Doug Claussen ('93 12MA) went back to where he started and ended up a newspaper owner.

Claussen founded and publishes The I-70 Scout, a weekly distributed in the communities of Watkins, Bennett, Strasburg, Byers, Deer Trail and Agate.

"I believe the earliest roots of my community journalism experience would be my upbringing in Iowa, where community newspapers are the norm," he said. "Later, as a CU graduate student, I did a study on Life On Capitol Hill as an urban community newspaper. This paper, where I later published my first articles, serves the Capitol Hill neighborhood of Denver, where I lived for six years, including my time at CU."

His first taste of small-town journalism, however, was bitter. He took a job at the Eastern Colorado News, which covered the same communities his paper now serves. He said he was treated so badly by his employer that he quit after just six months to take a copy-editing job with The Greeley Tribune.

But as metropolitan Denver continued to grow near the rural communities he once covered, so did Claussen's interest in returning there.

"I viewed this area as potentially rich due to the impending opening of DIA (Denver International Airport), which was sure to make these small towns grow," he said.

"I read a book on how to start a community newspaper and began to calculate costs. In August 1994, I was laid off my job at the Tribune, which caused me to redouble my efforts, and, in September 1994, a local truck stop owner, Hank Breeden, loaned me a small amount of money to purchase a computer and get The I-70 Scout started.
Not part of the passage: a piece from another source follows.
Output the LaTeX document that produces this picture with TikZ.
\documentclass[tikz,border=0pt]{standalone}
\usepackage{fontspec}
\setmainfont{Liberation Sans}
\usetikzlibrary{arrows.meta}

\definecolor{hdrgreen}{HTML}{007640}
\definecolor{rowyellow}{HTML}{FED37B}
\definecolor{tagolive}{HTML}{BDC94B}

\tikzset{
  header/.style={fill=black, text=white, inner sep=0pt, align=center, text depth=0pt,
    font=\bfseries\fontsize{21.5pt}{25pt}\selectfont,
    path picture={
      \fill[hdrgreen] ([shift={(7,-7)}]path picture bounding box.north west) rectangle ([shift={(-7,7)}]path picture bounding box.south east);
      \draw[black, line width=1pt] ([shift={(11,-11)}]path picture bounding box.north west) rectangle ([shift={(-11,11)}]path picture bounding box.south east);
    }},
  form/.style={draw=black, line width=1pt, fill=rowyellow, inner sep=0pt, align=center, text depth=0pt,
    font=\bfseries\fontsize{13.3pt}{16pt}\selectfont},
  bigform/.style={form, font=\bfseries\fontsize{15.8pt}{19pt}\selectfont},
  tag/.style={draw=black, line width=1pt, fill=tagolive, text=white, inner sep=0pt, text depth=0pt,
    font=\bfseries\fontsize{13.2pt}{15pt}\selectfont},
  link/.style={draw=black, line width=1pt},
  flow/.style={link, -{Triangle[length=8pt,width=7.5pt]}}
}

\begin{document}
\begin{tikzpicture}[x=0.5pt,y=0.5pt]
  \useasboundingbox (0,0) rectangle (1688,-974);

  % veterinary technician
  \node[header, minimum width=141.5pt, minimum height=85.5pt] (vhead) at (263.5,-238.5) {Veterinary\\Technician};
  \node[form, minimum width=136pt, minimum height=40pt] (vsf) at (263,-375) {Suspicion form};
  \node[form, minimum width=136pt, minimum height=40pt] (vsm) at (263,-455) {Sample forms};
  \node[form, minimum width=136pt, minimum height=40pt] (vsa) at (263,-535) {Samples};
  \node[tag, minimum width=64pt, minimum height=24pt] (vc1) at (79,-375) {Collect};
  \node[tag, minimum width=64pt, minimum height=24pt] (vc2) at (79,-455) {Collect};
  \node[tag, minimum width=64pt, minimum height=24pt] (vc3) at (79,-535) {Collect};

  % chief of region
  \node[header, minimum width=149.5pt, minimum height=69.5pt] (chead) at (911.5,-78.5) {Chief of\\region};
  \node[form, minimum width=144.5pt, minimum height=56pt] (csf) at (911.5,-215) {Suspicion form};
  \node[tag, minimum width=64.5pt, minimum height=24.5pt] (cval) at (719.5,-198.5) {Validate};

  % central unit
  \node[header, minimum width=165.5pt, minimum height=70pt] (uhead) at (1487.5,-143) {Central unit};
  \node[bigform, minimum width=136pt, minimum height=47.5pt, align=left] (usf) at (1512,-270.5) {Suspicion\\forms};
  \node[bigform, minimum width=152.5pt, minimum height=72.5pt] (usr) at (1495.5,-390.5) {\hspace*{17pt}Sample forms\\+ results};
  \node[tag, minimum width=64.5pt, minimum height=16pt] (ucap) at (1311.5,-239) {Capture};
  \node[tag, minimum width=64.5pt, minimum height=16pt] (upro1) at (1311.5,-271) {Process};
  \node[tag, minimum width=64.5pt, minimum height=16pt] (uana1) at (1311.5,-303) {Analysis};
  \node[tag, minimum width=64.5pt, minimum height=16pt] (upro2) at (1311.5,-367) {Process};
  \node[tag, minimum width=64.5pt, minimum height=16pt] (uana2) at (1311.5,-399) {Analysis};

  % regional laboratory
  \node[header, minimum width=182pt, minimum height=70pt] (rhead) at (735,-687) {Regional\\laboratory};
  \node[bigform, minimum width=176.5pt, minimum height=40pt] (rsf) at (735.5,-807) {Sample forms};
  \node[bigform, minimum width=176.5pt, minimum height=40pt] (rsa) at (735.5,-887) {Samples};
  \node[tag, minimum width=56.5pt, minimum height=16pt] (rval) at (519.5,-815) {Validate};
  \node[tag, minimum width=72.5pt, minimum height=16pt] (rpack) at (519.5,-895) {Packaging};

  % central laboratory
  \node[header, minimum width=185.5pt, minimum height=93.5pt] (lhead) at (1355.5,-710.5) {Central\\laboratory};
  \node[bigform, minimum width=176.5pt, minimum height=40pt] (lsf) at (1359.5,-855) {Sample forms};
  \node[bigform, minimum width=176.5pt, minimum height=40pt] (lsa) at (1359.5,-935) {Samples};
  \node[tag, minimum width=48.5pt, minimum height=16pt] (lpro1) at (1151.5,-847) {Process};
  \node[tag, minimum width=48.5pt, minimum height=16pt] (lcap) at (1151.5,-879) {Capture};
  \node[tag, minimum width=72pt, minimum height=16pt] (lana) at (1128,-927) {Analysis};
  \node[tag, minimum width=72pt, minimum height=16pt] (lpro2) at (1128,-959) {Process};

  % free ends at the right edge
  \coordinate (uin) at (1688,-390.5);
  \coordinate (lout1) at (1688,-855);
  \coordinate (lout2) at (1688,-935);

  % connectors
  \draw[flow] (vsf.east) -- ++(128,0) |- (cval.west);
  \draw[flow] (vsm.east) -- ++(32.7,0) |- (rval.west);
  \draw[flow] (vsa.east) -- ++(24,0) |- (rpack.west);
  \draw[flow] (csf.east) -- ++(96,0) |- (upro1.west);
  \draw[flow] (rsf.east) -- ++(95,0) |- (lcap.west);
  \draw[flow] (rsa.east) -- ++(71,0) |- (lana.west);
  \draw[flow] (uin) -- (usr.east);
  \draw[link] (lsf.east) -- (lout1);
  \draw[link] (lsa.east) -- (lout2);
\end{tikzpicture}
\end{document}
The first publication was dated Oct. 19, 1994."

The Scout was supported by three local grocery stores in the form of inserts and bulk-mailed to the six communities it serves.

"It took off like a bat out of hell," Claussen said. "It has dominated my life and the local media scene ever since. The bulk-mail approach obliterated the (Eastern Colorado News), and in January 1996, that paper was sold." In June 1998 Claussen purchased the Eastern Colorado News building, which housed that newspaper for its 86-year history.
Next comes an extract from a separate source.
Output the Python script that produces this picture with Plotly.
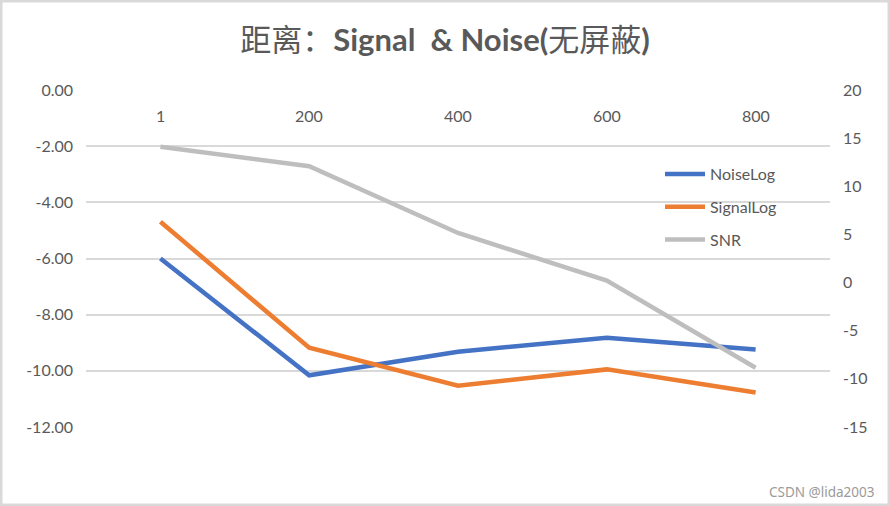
import plotly.graph_objects as go

categories = ["1", "200", "400", "600", "800"]
noise_log = [-6.00, -10.16, -9.32, -8.82, -9.24]
signal_log = [-4.69, -9.18, -10.53, -9.95, -10.77]
snr = [14.1, 12.08, 5.15, 0.21, -8.85]

left_ticks = [0, -2, -4, -6, -8, -10, -12]
left_labels = ["0.00", "-2.00", "-4.00", "-6.00", "-8.00", "-10.00", "-12.00"]
right_ticks = [20, 15, 10, 5, 0, -5, -10, -15]
right_labels = ["20", "15", "10", "5", "0", "-5", "-10", "-15"]

TXT = "#595959"
GRID = "#d9d9d9"
FONT = "Lato, 'Noto Sans CJK SC', sans-serif"

fig = go.Figure()
fig.add_trace(go.Scatter(x=categories, y=noise_log, name="NoiseLog", mode="lines",
                         line=dict(color="#4472C4", width=4.5), legendgroup="a"))
fig.add_trace(go.Scatter(x=categories, y=signal_log, name="SignalLog", mode="lines",
                         line=dict(color="#ED7D31", width=4.5), legendgroup="b"))
fig.add_trace(go.Scatter(x=categories, y=snr, name="SNR", mode="lines", yaxis="y2",
                         line=dict(color="#BEBEBE", width=4.5), legendgroup="c"))

L, R, T, B = 86, 60, 90, 79
W, H = 890, 506
pw, ph = W - L - R, H - T - B
eps = 0.002

fig.update_layout(
    width=W, height=H,
    margin=dict(l=L, r=R, t=T, b=B),
    paper_bgcolor="white", plot_bgcolor="white",
    font=dict(family=FONT, size=16, color=TXT),
    title=dict(text="距离：<b>Signal&nbsp; &amp; Noise(</b>无屏蔽<b>)</b>",
               x=0.5, xanchor="center", xref="container",
               y=1 - 40 / H, yanchor="middle", yref="container",
               font=dict(size=31, color=TXT, family=FONT)),
    xaxis=dict(type="category", categoryorder="array", categoryarray=categories,
               range=[-0.5, 4.5], showticklabels=False,
               ticks="", showgrid=False, zeroline=False, showline=False),
    yaxis=dict(range=[-12 - eps, 0 + eps], tickvals=left_ticks, ticktext=left_labels,
               showgrid=True, gridcolor=GRID, gridwidth=1.5, zeroline=False,
               showline=False, ticks="", ticklabelstandoff=12,
               tickfont=dict(size=16, color=TXT)),
    yaxis2=dict(range=[-15 - 3 * eps, 20 + 3 * eps], tickvals=right_ticks, ticktext=right_labels,
                overlaying="y", side="right",
                showgrid=False, zeroline=False, showline=False, ticks="",
                ticklabelstandoff=12, tickfont=dict(size=16, color=TXT)),
    legend=dict(x=(660 - L) / pw, y=(427 - 157) / ph, xanchor="left", yanchor="top",
                bgcolor="rgba(0,0,0,0)", font=dict(size=16, color=TXT),
                tracegroupgap=9, itemwidth=40),
    showlegend=True,
)

# category labels sit just below the 0 line, as the horizontal axis crosses at 0
for i, c in enumerate(categories):
    fig.add_annotation(text=c, x=i, y=0, xref="x", yref="y", yshift=-25,
                       showarrow=False, xanchor="center", yanchor="middle",
                       font=dict(size=16, color=TXT, family=FONT))

fig.add_shape(type="rect", xref="paper", yref="paper",
              x0=-L / pw, x1=(W - L) / pw, y0=-B / ph, y1=1 + T / ph,
              line=dict(color=GRID, width=5), fillcolor="rgba(0,0,0,0)", layer="above")

fig.add_annotation(text="CSDN @lida2003", xref="paper", yref="paper",
                   x=(876 - L) / pw, y=(427 - 492) / ph, xanchor="right", yanchor="middle",
                   showarrow=False, font=dict(size=13.5, color="#9a9a9a", family="'Noto Sans', sans-serif"))

fig.write_html("out.html")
In January 1999, his business was incorporated as the I-70 Publishing Company Inc., and, in September 2000, Claussen launched www.i-70scout.com.
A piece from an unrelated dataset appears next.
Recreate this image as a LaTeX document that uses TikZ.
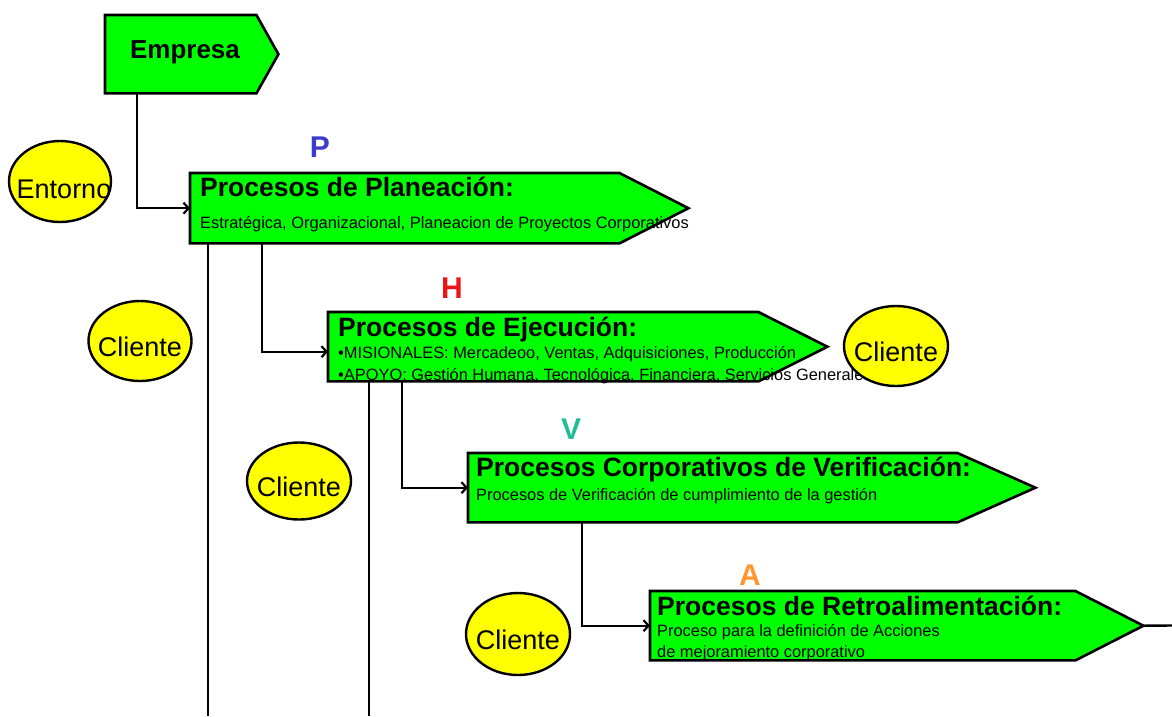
\documentclass[tikz,border=0pt]{standalone}
\usepackage{fontspec}
\setmainfont{Liberation Sans}
\usetikzlibrary{arrows.meta,shapes.geometric,calc}
\definecolor{boxgreen}{RGB}{0,255,0}
\definecolor{cliyellow}{RGB}{255,255,0}
\definecolor{pblue}{RGB}{60,60,204}
\definecolor{hred}{RGB}{238,20,20}
\definecolor{vteal}{RGB}{30,190,150}
\definecolor{aorange}{RGB}{255,150,50}
\newcommand\arrowpath[2]{(#1.north west) -- (#1.north east) -- ([xshift=#2]#1.east) -- (#1.south east) -- (#1.south west) -- cycle}
\tikzset{
  rectpart/.style={draw=none, inner sep=0pt, anchor=north west},
  boxfill/.style={fill=boxgreen},
  boxline/.style={draw=black, line width=2.6pt, line join=miter},
  cli/.style={ellipse, draw=black, line width=2.4pt, fill=cliyellow, inner sep=0pt},
  clitext/.style={font=\fontsize{27}{30}\selectfont, yshift=-6pt},
  conn/.style={draw=black, line width=2.4pt, -{Straight Barb[length=5pt,width=11pt,line width=2.2pt]}},
  plainline/.style={draw=black, line width=2.4pt},
  title/.style={anchor=base west, inner sep=0pt, font=\fontsize{26.5}{30}\selectfont\bfseries},
  sub/.style={anchor=base west, inner sep=0pt, font=\fontsize{16.4}{20}\selectfont},
  letter/.style={anchor=base, inner sep=0pt, font=\fontsize{30}{34}\selectfont\bfseries}
}
\begin{document}
\begin{tikzpicture}[x=1pt,y=-1pt]
\useasboundingbox (0,0) rectangle (1172,716);
\fill[white] (0,0) rectangle (1172,716);

% rectangle parts of the arrow shapes
\node[rectpart, minimum width=151pt, minimum height=78pt] (emp) at (105,15) {};
\node[rectpart, minimum width=429pt, minimum height=70pt] (plan) at (190,173) {};
\node[rectpart, minimum width=430pt, minimum height=69pt] (ejec) at (328,312) {};
\node[rectpart, minimum width=489pt, minimum height=69pt] (verif) at (468,453) {};
\node[rectpart, minimum width=425pt, minimum height=69pt] (retro) at (650,591) {};

% bottom ends of the long lines
\coordinate (planbot) at (208,716);
\coordinate (ejecbot) at (369,716);

% connectors
\draw[conn] ([xshift=32pt]emp.south west) |- (plan.west);
\draw[plainline] ([xshift=18pt]plan.south west) -- (planbot);
\draw[conn] ([xshift=72pt]plan.south west) |- ([yshift=-5pt]ejec.west);
\draw[plainline] ([xshift=41pt]ejec.south west) -- (ejecbot);
\draw[conn] ([xshift=74pt]ejec.south west) |- (verif.west);
\draw[conn] ([xshift=114pt]verif.south west) |- (retro.west);

% fills
\fill[boxfill] \arrowpath{emp}{22pt};
\fill[boxfill] \arrowpath{plan}{69pt};
\fill[boxfill] \arrowpath{ejec}{69pt};
\fill[boxfill] \arrowpath{verif}{78pt};
\fill[boxfill] \arrowpath{retro}{68pt};

% texts
\node[anchor=base, inner sep=0pt, font=\fontsize{26}{30}\selectfont\bfseries] (empt) at (185,58) {Empresa};

\node[title] (plant) at (200,196) {Procesos de Planeación:};
\node[sub] (plans) at (200,228) {Estratégica, Organizacional, Planeacion de Proyectos Corporativos};

\node[title] (eject) at (338,336) {Procesos de Ejecución:};
\node[sub] (ejecs1) at (338,358) {•MISIONALES: Mercadeoo, Ventas, Adquisiciones, Producción};
\node[sub] (ejecs2) at (338,380) {•APOYO: Gestión Humana, Tecnológica, Financiera, Servicios Generales};

\node[title] (verift) at (476,476) {Procesos Corporativos de Verificación:};
\node[sub] (verifs) at (476,500) {Procesos de Verificación de cumplimiento de la gestión};

\node[title] (retrot) at (657,615) {Procesos de Retroalimentación:};
\node[sub] (retros1) at (657,636) {Proceso para la definición de Acciones};
\node[sub] (retros2) at (657,657) {de mejoramiento corporativo};

% outlines on top
\draw[boxline] \arrowpath{emp}{22pt};
\draw[boxline] \arrowpath{plan}{69pt};
\draw[boxline] \arrowpath{ejec}{69pt};
\draw[boxline] \arrowpath{verif}{78pt};
\draw[boxline] \arrowpath{retro}{68pt};

\coordinate (retrotip) at ([xshift=68pt]retro.east);
\coordinate (rend) at (1172,625.5);
\draw[plainline] (retrotip) -- (rend);

% PHVA letters
\node[letter, text=pblue] (lp) at (320,157) {P};
\node[letter, text=hred] (lh) at (452,298) {H};
\node[letter, text=vteal] (lv) at (571,439) {V};
\node[letter, text=aorange] (la) at (750,585) {A};

% ellipses
\node[cli, minimum width=102pt, minimum height=81pt, label={[clitext, xshift=4pt, yshift=-2pt]center:Entorno}] (ent) at (60,181.5) {};
\node[cli, minimum width=103pt, minimum height=80pt, label={[clitext]center:Cliente}] (cli1) at (140,341) {};
\node[cli, minimum width=104pt, minimum height=77pt, label={[clitext]center:Cliente}] (cli2) at (299,481) {};
\node[cli, minimum width=104pt, minimum height=80pt, label={[clitext]center:Cliente}] (cli3) at (896,346) {};
\node[cli, minimum width=104pt, minimum height=82pt, label={[clitext]center:Cliente}] (cli4) at (518,634) {};
\end{tikzpicture}
\end{document}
"When the ECN came up for sale last year, I negotiated with its publisher, who is a nice man and by now was a friend of mine, and bought it for a tap dance," he said.

"I've turned the ECN into a Friday paper for sports coverage of our five high schools. We also put ag, national and international AP news to give it an identity of its own separate from the Scout, and we have ambitions to grow it into a paper of interest to a larger area of rural eastern Colorado in order to build a wider subscription base than just the six towns served by the Scout."

He said it's still hard to get used to the confrontational situations that go along with ownership, but his small newspaper provides adequate rewards, financial and otherwise.

"I am still a writer at heart — there's something about it that soothes the soul. Unfortunately, the demands of running a burgeoning business often interfere with this process. I enjoy page layout and am quite fussy about the paper's appearance as well as its editorial substance. I enjoy publishing thorough stories, even if their length bucks modern trends toward short articles."

Claussen said Sue O'Brien – then associate dean of the school, now editorial page editor of The Denver Post and also a native Iowan – especially nurtured his interest in journalism.

"I got to know her a little better than some teachers because she lived in the same Denver neighborhood, so we sometimes shared rides to Boulder. I also fondly remember the assistance of the late Bill McReynolds and of Pat Raybon, who chaired my professional project committee."